平成12年度 国際交流基金賞/奨励賞 授賞式 ハイファ博物館ティコティン日本美術館 挨拶

国際交流奨励賞

ハイファ博物館ティコティン日本美術館


 本日、ティコティン日本美術館を代表してこのような素晴らしい場に出席し、国際交流基金より栄誉ある賞を頂くことになり、大変名誉に感じております。


 ティコティン日本美術館は、北イスラエル・ハイファ市のカルメル山上に、地中海を見下ろすように建っています。美術館は、中近東における唯一の日本美術・文化専門美術館として、1960年にフェリックス・ティコティンさんにより建てられました。


 ドイツ系のユダヤ人であるティコティンさんは、若いときから日本の美術と文化を愛され、ヨーロッパ各地で多くの展覧会を開催された人です。そしてある意味では、彼の日本美術のコレクションが彼の命を救ったのです。第ニ次世界大戦が始まる直前、彼のコレクションはデンマークで展示されていました。その展覧会が終わったとき、デンマークの友人が彼のコレクションをオランダに送ることに決め、ドイツに送り返さなかったのです。ドイツ第三帝国が欧州を蹂躙したとき、ティコティンさんはコレクションを追ってオランダに行き、結果的に生き残りました。ある意味で、彼のコレクションがホロコーストから彼を救ったと言えるでしょう。これを契機に、ティコティンさんは生涯の目標として、イスラエルに万人が楽しめる日本美術館と日本文化センターを建てようと決めたのです。

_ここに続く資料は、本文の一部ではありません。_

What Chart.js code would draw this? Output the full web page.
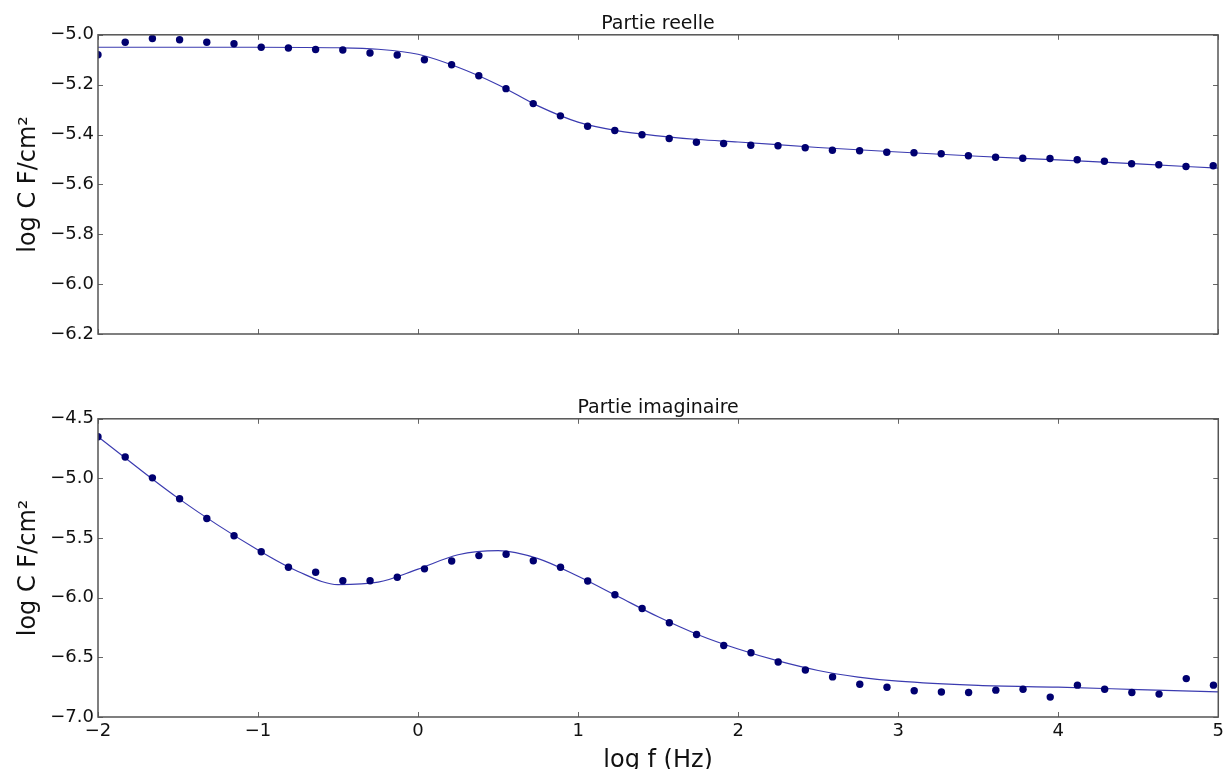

藤井理事長よりハイファ博物館ティコティン日本美術館代表へと賞状を授与する写真

 彼が最初にイスラエルに来たのは1956年でした。そのとき、ティコティンさんは彼のコレクションの相当部分をハイファ市に寄贈することを決められました。その後も彼は、寄贈したコレクションを収蔵するための美術館建設に献身的に努力されました。ティコティン日本美術館という名は日本とイスラエルの文化的な架け橋になっています。両国とも長い、そして古代にさかのぼる伝統を持っている国であります。イスラエルの国民は日本の文化についての知識を渇望しております。日本の古い慣習がイスラエルや西洋の文化とは全く違うので、それを知りたがっているのです。


美術館の目的は、日本の美術や文化をイスラエルの国民に紹介し、こうした活動を通じて両国民の絆を強化することにあります。美術館では毎年7、8回展覧会を開いており、伝統的なものや現代的なものを含めて日本美術の紹介をしております。また、美術館付属施設として創作体験センターがあります。ここでは、幼児、学童、成人すべてが、日本の文化をあらゆる角度から体験できる活動を行なっています。こういった活動には、日本語教室や、日本の歴史・伝統を学ぶ講座も含まれています。創作体験コースとしては、書道、折り紙、生け花、そして日本料理があります。美術館の中では茶道も行なわれていますし、それ以外にもいろいろな活動が行なわれています。大きな講堂もあり、日本のアーティストや歌舞伎俳優、能役者、演劇俳優をお迎えしたときにはそこで歓迎をいたします。日本映画も上映されています。


会場風景の写真

5年前、美術館は全面改築され、新しい棟も付け加わって新たに出発しました。それ以来、35回の展覧会に延べ20万人以上の人々が美術館を訪れています。われわれの活動は子供にも大人にも等しく開かれています。ユダヤ人、アラブ人、キリスト教徒、あるいはイスラエル人、外国人観光客を問わず、だれでも訪問できます。2002年は日本とイスラエルの外交関係が樹立されて50周年という年にあたります。ティコティン日本美術館は、両国間の強い絆と両国文化のゆるぎない結びつきを象徴していると言えるでしょう。


最後になりましたが、本日、大変栄誉ある賞を与えられたことに対し、個人として、またティコティン美術館の代表として改めて御礼を申し上げたいと思います。ハイファ市長とティコティン美術館主任学芸員イラナ・ジンガーも私同様に、今回の受賞に感謝しています。国際交流基金がわれわれを受賞者に選んでくださったことに改めて感謝いたしますとともに、今後とも継続的に協力を続けていくことができますように祈っております。